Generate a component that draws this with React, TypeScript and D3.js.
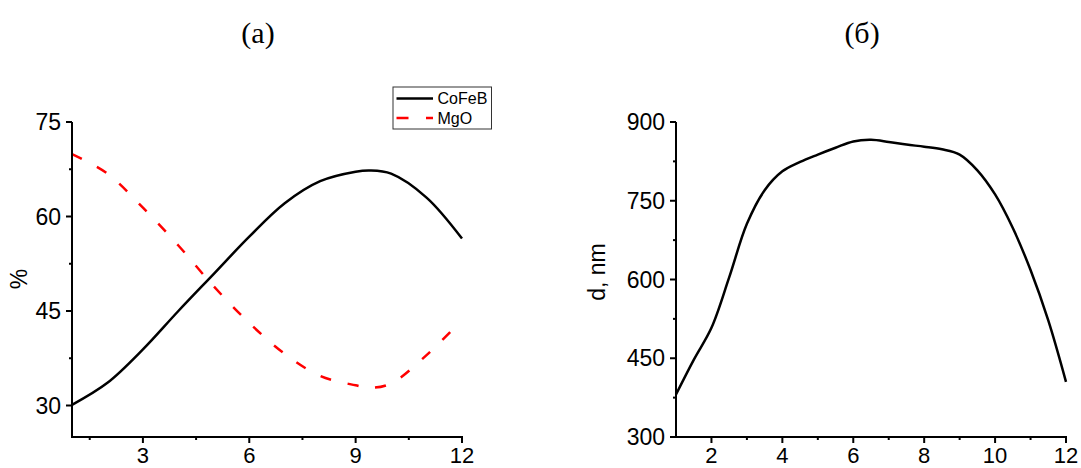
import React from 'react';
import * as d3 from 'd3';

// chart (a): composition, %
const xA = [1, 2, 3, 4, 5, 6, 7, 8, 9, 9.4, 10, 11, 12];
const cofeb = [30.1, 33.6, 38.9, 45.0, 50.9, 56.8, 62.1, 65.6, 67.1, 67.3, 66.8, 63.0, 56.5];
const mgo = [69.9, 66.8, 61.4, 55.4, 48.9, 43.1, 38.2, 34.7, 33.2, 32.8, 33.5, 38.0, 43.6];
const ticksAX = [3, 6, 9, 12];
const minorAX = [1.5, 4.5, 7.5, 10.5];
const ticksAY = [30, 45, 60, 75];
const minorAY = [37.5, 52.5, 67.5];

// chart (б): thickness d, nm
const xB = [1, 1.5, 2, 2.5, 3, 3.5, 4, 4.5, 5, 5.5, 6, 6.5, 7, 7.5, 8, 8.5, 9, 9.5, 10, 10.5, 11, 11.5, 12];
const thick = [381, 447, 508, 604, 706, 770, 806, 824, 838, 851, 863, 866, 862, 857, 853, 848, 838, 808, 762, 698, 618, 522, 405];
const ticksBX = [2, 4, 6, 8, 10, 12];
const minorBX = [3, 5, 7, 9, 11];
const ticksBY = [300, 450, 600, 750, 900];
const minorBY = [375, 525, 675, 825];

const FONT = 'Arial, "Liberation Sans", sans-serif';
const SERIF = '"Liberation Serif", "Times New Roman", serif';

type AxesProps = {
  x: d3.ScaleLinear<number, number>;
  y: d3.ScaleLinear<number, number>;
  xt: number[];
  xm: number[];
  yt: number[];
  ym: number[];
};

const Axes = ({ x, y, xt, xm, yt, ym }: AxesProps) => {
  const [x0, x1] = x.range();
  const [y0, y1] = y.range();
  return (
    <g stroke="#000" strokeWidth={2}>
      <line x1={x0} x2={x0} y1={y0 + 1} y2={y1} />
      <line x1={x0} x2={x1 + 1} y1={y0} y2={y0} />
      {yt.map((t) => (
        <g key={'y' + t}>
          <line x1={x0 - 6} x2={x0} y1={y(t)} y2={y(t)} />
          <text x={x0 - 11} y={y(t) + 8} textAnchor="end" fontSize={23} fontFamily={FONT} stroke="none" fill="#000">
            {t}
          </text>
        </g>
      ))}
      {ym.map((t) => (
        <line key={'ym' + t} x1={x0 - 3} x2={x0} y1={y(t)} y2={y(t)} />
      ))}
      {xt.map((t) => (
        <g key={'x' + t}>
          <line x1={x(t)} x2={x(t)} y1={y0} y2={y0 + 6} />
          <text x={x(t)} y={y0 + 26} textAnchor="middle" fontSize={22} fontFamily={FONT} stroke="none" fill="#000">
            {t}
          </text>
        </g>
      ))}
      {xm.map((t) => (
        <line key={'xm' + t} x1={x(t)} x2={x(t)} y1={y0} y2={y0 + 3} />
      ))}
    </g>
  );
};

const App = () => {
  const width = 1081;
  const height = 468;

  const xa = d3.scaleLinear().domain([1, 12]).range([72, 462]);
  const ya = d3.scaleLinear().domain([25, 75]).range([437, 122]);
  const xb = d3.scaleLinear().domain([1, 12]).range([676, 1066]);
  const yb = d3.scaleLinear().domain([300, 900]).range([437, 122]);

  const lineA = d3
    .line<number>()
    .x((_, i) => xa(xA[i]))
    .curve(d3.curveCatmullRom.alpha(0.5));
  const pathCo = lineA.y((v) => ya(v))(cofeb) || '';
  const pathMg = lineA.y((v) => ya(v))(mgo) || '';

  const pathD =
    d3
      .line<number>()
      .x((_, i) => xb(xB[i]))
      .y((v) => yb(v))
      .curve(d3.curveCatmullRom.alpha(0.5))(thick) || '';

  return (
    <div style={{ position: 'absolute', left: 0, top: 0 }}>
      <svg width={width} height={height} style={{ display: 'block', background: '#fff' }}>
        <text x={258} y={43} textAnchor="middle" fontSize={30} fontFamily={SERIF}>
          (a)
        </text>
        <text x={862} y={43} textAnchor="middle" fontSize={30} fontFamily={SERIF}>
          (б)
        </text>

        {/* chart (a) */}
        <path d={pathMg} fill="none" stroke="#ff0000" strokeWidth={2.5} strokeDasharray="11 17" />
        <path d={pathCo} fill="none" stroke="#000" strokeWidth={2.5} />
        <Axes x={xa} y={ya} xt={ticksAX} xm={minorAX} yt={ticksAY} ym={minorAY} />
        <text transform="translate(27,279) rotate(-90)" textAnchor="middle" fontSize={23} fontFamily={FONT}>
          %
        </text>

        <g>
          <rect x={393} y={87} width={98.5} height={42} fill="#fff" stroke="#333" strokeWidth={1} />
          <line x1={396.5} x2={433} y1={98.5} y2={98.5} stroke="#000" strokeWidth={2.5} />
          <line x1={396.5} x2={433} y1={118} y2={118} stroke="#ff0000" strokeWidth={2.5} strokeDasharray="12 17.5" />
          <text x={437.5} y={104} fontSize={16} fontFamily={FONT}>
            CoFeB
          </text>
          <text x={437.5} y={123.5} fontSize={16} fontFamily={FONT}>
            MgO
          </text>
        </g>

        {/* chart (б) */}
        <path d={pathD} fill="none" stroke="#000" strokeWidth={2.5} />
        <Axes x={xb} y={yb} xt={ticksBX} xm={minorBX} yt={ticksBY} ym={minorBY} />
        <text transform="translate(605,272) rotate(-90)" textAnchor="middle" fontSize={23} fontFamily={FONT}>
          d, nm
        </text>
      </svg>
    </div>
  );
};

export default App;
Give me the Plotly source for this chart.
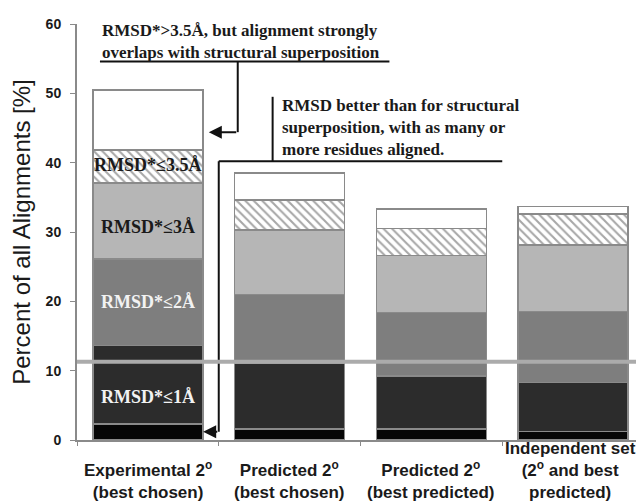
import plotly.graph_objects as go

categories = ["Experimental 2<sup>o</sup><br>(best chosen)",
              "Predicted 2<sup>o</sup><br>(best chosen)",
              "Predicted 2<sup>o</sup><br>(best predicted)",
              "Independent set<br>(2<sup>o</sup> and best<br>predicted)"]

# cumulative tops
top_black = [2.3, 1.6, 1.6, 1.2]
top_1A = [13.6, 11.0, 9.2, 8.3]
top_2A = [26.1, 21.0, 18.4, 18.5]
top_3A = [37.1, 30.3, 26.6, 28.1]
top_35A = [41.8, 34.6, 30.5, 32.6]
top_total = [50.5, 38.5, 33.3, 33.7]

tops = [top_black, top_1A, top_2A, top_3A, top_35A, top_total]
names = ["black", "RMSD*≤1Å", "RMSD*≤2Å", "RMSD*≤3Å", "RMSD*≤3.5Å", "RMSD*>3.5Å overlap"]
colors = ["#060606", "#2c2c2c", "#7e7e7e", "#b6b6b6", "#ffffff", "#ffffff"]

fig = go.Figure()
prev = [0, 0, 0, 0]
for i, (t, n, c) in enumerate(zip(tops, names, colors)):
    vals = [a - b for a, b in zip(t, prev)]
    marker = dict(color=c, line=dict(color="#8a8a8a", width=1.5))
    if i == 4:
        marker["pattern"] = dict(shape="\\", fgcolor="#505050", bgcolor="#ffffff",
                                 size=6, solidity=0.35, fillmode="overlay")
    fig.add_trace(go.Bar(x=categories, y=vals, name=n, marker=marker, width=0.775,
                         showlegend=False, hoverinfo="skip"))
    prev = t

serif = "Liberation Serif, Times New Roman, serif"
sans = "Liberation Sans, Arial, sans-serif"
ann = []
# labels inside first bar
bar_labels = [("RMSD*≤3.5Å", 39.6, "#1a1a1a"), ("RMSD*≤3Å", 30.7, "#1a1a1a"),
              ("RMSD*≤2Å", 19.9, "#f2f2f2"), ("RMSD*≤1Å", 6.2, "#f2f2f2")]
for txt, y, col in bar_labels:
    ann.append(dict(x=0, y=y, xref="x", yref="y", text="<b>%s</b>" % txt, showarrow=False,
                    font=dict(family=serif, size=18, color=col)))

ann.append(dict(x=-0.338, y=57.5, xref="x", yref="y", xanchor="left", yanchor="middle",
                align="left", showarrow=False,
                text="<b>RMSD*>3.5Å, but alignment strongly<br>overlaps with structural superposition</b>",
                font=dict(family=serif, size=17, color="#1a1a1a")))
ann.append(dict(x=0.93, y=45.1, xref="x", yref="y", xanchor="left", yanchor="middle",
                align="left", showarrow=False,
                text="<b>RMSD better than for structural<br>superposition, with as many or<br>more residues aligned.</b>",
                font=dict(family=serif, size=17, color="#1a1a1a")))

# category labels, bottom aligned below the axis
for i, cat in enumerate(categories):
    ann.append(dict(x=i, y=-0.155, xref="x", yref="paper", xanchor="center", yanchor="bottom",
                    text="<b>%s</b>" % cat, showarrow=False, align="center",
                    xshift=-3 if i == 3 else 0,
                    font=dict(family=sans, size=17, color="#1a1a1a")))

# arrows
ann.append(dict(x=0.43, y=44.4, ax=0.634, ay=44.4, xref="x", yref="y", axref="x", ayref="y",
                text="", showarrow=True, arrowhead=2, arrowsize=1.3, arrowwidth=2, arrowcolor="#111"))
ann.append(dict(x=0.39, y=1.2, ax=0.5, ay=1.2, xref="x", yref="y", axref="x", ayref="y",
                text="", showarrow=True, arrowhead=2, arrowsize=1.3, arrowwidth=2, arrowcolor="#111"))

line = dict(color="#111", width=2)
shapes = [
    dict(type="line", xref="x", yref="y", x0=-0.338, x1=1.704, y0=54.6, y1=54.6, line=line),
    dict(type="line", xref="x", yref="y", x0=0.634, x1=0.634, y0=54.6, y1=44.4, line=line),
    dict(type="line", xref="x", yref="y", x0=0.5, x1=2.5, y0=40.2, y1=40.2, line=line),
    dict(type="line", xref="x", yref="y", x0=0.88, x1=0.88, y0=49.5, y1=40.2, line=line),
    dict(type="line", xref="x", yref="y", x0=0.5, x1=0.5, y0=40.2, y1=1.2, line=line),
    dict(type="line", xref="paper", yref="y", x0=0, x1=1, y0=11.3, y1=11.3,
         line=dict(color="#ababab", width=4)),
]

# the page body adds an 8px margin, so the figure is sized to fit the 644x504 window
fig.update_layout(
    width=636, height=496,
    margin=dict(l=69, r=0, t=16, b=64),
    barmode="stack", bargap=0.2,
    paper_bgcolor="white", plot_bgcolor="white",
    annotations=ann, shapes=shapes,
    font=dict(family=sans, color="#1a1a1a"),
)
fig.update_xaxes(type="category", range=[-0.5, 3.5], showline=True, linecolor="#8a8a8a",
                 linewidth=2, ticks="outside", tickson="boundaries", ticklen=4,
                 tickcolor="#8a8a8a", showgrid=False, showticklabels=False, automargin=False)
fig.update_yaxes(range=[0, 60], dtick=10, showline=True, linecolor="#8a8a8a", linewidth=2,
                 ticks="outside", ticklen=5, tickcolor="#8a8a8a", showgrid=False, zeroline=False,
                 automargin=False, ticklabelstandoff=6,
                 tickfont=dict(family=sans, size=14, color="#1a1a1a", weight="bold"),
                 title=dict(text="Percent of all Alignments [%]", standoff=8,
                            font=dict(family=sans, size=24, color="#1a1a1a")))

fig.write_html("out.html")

§ **EXERCISE**: From the opening line of the listing above through the line bearing "const minorAY = [37.5, 52.5, 67.5];", repeat each line exactly. Drop every picture.

§ **EXERCISE RESULT**:
Generate a component that draws this with React, TypeScript and D3.js.
import React from 'react';
import * as d3 from 'd3';

// chart (a): composition, %
const xA = [1, 2, 3, 4, 5, 6, 7, 8, 9, 9.4, 10, 11, 12];
const cofeb = [30.1, 33.6, 38.9, 45.0, 50.9, 56.8, 62.1, 65.6, 67.1, 67.3, 66.8, 63.0, 56.5];
const mgo = [69.9, 66.8, 61.4, 55.4, 48.9, 43.1, 38.2, 34.7, 33.2, 32.8, 33.5, 38.0, 43.6];
const ticksAX = [3, 6, 9, 12];
const minorAX = [1.5, 4.5, 7.5, 10.5];
const ticksAY = [30, 45, 60, 75];
const minorAY = [37.5, 52.5, 67.5];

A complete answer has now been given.